Women's Global Network for Reproductive Rights (WGNRR)
- Founded: 1984
- Type: Non-Governmental Organization
- Location: Manila, Philippines;
- Website: wgnrr.org

= Women's Global Network for Reproductive Rights =

Non-governmental organization

Women's Global Network for Reproductive Rights (WGNRR) is an international non-governmental organization (NGO) that advocates for its understanding of women's sexual and reproductive health and rights worldwide. Based in the Global South, it is a membership-driven organization that "works within the rights, justice and feminist frameworks." WGNRR has consultative status with ECOSOC.

== History ==

WGNRR was founded at the fourth International Women and Health Meeting in 1984. The conference was themed "No to Population Control... Women Decide!" and saw the formation of other important international networks including Women Living Under Muslim Laws (WLUML) and Latin American Women and Health Network. In 1987, at another IWHM conference, WGNRR partnered with the Latin America and Caribbean Women's Health Network to launch a campaign addressing maternal mortality and declared May 28 the International Day of Action for Women's Health.

WGNRR was an active participant in the International Conference "Reinforcing Reproductive Rights", held in Madras, India, in 1993. It was this year that WGNRR began campaigning for safe and legal abortion. WGNRR's position on abortion was critical during the International Conference on Population and Development (ICPD) in 1994. According to their website, "WGNRR was part of a coalition – the Women’s Alliance – to ensure that women’s voices were heard and represented at the conference. that protested the population control theories that abounded at the time. WGNRR was also involved in workshops protesting the use of anti-fertility "vaccines". WGNRR's support of the ICPD's inclusion of right to access of safe abortion was still tempered by its concern over the language and the fear of the misuse of such a document by proponents of coerced population control."

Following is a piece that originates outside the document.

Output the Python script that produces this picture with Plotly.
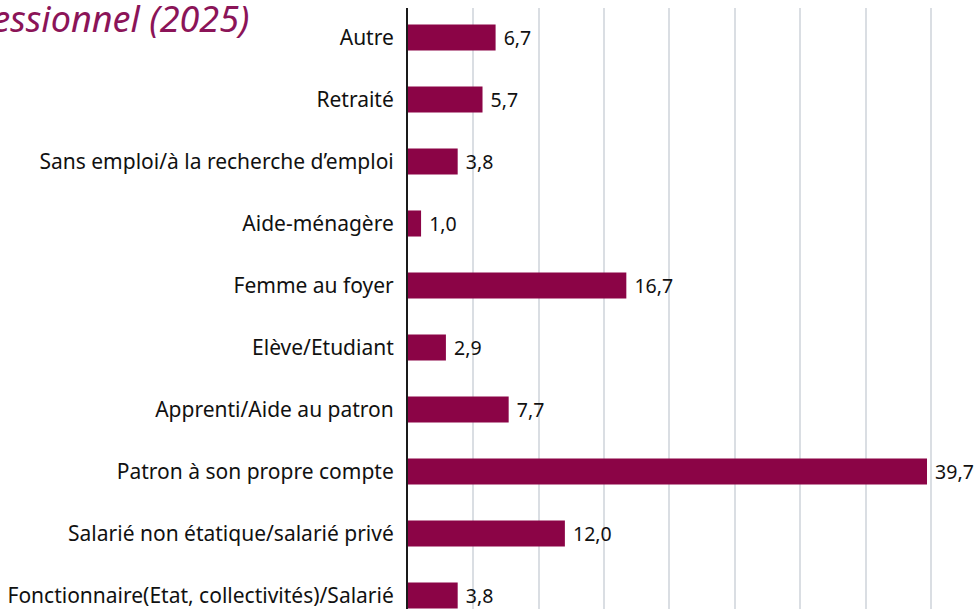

In 1995, WGNRR undertook campaigns to address the feminisation of poverty and was an active participant in the development of the Programme of Action for the Women’s World Conference in Beijing. Following the Cairo Consensus, WGNRR held a 1996 Regional Members' Meeting in Amsterdam. Between 2003 and 2007, WGNRR collaborated with the People’s Health Movement on the Women’s Access to Health campaign. WGNRR then relocated its main office to the Global South and by 2009, the main office was transferred from the Netherlands to the Philippines.

== Key areas ==
- Access to safe and legal abortion
- Access to contraceptives
- abortion rights advocacy
- Youth sexual and reproductive health rights
- Women's sexual and reproductive health rights
- Sexual rights for all people

== Campaigns ==
WGNRR has facilitated several international campaigns on a wide range of issues including maternal mortality and morbidity, poverty, forced sterilization and the sexual and reproductive rights of youth. Since its inception, WGNRR has used "Calls for Action" to mobilize members. WGNRR's two primary campaigns are the International Day of Action for Women's Health (May 28) and the International Day of Action for Access to Safe and Legal Abortion (September 28).

=== Global Day of Action for Access to Safe and Legal Abortion ===
September 28 was chosen as the date for the Latin American and Caribbean Campaign for the Decriminalization of Abortion in 1990. In 2015, the name of the day was changed to International Safe Abortion Day in an attempt to have a simpler, easier to remember name and to advocate for the day to become an official UN day.

=== International Day of Action for Women's Health ===
In 1987, during a convene of the members of Women's Global Network for Reproductive Rights (WGNRR), 28 May was declared as International Day of Action for Women's Health.

== Funders ==
WGNRR works in partnership with and has received recent funding from Oxfam Novib and The Safe Abortion Action Fund (SAAF).